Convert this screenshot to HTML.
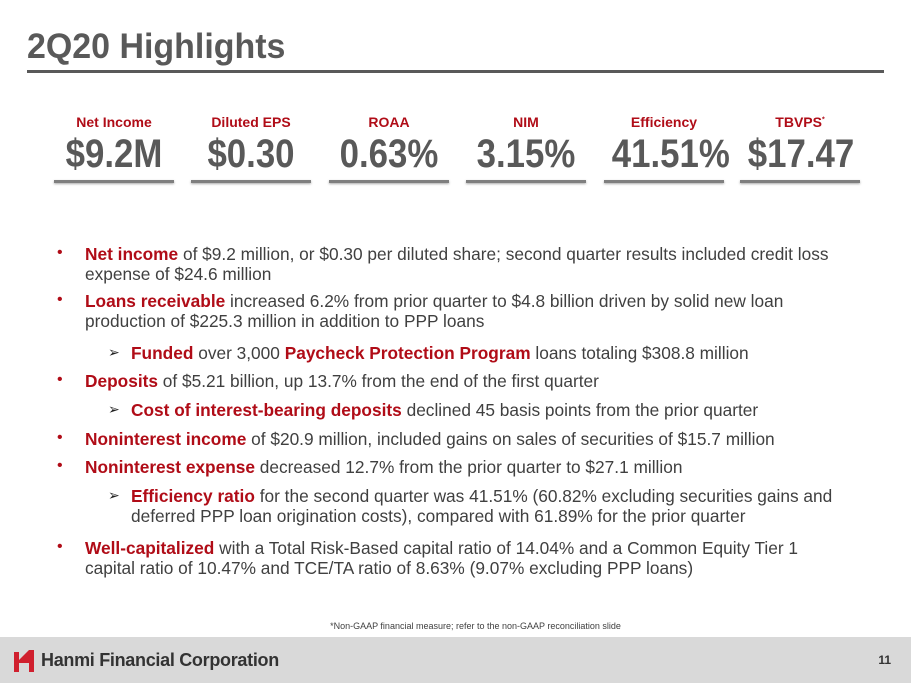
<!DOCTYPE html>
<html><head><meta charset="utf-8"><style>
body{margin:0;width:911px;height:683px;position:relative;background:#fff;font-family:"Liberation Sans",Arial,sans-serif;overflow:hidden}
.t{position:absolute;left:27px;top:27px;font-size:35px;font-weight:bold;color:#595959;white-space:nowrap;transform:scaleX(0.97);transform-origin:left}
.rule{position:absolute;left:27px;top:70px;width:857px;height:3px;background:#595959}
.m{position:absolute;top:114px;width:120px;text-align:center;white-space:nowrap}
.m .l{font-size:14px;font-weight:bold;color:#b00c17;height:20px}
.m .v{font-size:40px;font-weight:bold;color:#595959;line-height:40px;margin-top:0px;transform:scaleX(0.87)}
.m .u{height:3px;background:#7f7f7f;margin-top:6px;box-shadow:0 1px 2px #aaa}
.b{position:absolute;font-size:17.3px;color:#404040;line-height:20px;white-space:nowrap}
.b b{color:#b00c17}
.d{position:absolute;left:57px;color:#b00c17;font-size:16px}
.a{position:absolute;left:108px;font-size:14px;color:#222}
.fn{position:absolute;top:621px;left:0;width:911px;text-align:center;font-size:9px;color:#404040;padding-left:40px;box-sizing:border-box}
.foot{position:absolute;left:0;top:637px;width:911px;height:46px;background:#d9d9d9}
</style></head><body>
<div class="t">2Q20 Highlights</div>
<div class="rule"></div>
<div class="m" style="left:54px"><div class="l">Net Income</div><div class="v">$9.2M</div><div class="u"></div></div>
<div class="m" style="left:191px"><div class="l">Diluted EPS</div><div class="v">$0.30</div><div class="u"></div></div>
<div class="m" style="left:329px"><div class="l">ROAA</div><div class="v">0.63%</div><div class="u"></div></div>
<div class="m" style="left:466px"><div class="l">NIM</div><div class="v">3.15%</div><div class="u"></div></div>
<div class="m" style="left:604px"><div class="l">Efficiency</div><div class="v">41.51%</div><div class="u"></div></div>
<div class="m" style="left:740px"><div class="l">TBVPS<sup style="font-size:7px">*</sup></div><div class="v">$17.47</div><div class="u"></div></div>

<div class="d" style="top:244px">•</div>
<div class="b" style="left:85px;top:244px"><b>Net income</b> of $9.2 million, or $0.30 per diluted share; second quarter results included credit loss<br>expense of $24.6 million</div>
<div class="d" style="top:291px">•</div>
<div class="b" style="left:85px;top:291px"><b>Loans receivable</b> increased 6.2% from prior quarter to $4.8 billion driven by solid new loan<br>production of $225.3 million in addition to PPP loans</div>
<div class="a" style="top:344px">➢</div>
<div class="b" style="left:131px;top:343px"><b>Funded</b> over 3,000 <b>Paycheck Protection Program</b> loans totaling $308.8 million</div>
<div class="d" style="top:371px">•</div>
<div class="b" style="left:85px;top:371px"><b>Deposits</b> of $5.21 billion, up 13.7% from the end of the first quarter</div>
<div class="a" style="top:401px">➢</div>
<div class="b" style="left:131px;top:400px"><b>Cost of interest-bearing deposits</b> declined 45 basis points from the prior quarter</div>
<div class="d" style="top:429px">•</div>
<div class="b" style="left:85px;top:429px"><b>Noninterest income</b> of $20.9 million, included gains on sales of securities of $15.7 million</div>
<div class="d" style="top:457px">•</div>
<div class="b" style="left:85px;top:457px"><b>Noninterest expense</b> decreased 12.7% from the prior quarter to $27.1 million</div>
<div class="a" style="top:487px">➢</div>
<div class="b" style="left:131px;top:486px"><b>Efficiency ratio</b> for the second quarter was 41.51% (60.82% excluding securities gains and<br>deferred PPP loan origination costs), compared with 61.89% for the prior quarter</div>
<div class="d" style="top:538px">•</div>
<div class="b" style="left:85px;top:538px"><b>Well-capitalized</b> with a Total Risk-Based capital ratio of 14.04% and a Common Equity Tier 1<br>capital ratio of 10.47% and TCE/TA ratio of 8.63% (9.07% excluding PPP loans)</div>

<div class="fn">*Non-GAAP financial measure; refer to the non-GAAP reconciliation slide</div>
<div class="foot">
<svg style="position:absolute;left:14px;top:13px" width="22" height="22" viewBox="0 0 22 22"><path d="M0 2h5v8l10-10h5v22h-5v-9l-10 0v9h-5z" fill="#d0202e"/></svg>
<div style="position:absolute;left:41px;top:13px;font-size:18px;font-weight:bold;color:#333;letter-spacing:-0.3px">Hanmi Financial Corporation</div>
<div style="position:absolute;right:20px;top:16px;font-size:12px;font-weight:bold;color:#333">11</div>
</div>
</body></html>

####

- Work to do
From the data above, write out everything exactly except the pictures.

- Reply to the exercise
Convert this screenshot to HTML.
<!DOCTYPE html>
<html><head><meta charset="utf-8"><style>
body{margin:0;width:911px;height:683px;position:relative;background:#fff;font-family:"Liberation Sans",Arial,sans-serif;overflow:hidden}
.t{position:absolute;left:27px;top:27px;font-size:35px;font-weight:bold;color:#595959;white-space:nowrap;transform:scaleX(0.97);transform-origin:left}
.rule{position:absolute;left:27px;top:70px;width:857px;height:3px;background:#595959}
.m{position:absolute;top:114px;width:120px;text-align:center;white-space:nowrap}
.m .l{font-size:14px;font-weight:bold;color:#b00c17;height:20px}
.m .v{font-size:40px;font-weight:bold;color:#595959;line-height:40px;margin-top:0px;transform:scaleX(0.87)}
.m .u{height:3px;background:#7f7f7f;margin-top:6px;box-shadow:0 1px 2px #aaa}
.b{position:absolute;font-size:17.3px;color:#404040;line-height:20px;white-space:nowrap}
.b b{color:#b00c17}
.d{position:absolute;left:57px;color:#b00c17;font-size:16px}
.a{position:absolute;left:108px;font-size:14px;color:#222}
.fn{position:absolute;top:621px;left:0;width:911px;text-align:center;font-size:9px;color:#404040;padding-left:40px;box-sizing:border-box}
.foot{position:absolute;left:0;top:637px;width:911px;height:46px;background:#d9d9d9}
</style></head><body>
<div class="t">2Q20 Highlights</div>
<div class="rule"></div>
<div class="m" style="left:54px"><div class="l">Net Income</div><div class="v">$9.2M</div><div class="u"></div></div>
<div class="m" style="left:191px"><div class="l">Diluted EPS</div><div class="v">$0.30</div><div class="u"></div></div>
<div class="m" style="left:329px"><div class="l">ROAA</div><div class="v">0.63%</div><div class="u"></div></div>
<div class="m" style="left:466px"><div class="l">NIM</div><div class="v">3.15%</div><div class="u"></div></div>
<div class="m" style="left:604px"><div class="l">Efficiency</div><div class="v">41.51%</div><div class="u"></div></div>
<div class="m" style="left:740px"><div class="l">TBVPS<sup style="font-size:7px">*</sup></div><div class="v">$17.47</div><div class="u"></div></div>

<div class="d" style="top:244px">•</div>
<div class="b" style="left:85px;top:244px"><b>Net income</b> of $9.2 million, or $0.30 per diluted share; second quarter results included credit loss<br>expense of $24.6 million</div>
<div class="d" style="top:291px">•</div>
<div class="b" style="left:85px;top:291px"><b>Loans receivable</b> increased 6.2% from prior quarter to $4.8 billion driven by solid new loan<br>production of $225.3 million in addition to PPP loans</div>
<div class="a" style="top:344px">➢</div>
<div class="b" style="left:131px;top:343px"><b>Funded</b> over 3,000 <b>Paycheck Protection Program</b> loans totaling $308.8 million</div>
<div class="d" style="top:371px">•</div>
<div class="b" style="left:85px;top:371px"><b>Deposits</b> of $5.21 billion, up 13.7% from the end of the first quarter</div>
<div class="a" style="top:401px">➢</div>
<div class="b" style="left:131px;top:400px"><b>Cost of interest-bearing deposits</b> declined 45 basis points from the prior quarter</div>
<div class="d" style="top:429px">•</div>
<div class="b" style="left:85px;top:429px"><b>Noninterest income</b> of $20.9 million, included gains on sales of securities of $15.7 million</div>
<div class="d" style="top:457px">•</div>
<div class="b" style="left:85px;top:457px"><b>Noninterest expense</b> decreased 12.7% from the prior quarter to $27.1 million</div>
<div class="a" style="top:487px">➢</div>
<div class="b" style="left:131px;top:486px"><b>Efficiency ratio</b> for the second quarter was 41.51% (60.82% excluding securities gains and<br>deferred PPP loan origination costs), compared with 61.89% for the prior quarter</div>
<div class="d" style="top:538px">•</div>
<div class="b" style="left:85px;top:538px"><b>Well-capitalized</b> with a Total Risk-Based capital ratio of 14.04% and a Common Equity Tier 1<br>capital ratio of 10.47% and TCE/TA ratio of 8.63% (9.07% excluding PPP loans)</div>

<div class="fn">*Non-GAAP financial measure; refer to the non-GAAP reconciliation slide</div>
<div class="foot">
<svg style="position:absolute;left:14px;top:13px" width="22" height="22" viewBox="0 0 22 22"><path d="M0 2h5v8l10-10h5v22h-5v-9l-10 0v9h-5z" fill="#d0202e"/></svg>
<div style="position:absolute;left:41px;top:13px;font-size:18px;font-weight:bold;color:#333;letter-spacing:-0.3px">Hanmi Financial Corporation</div>
<div style="position:absolute;right:20px;top:16px;font-size:12px;font-weight:bold;color:#333">11</div>
</div>
</body></html>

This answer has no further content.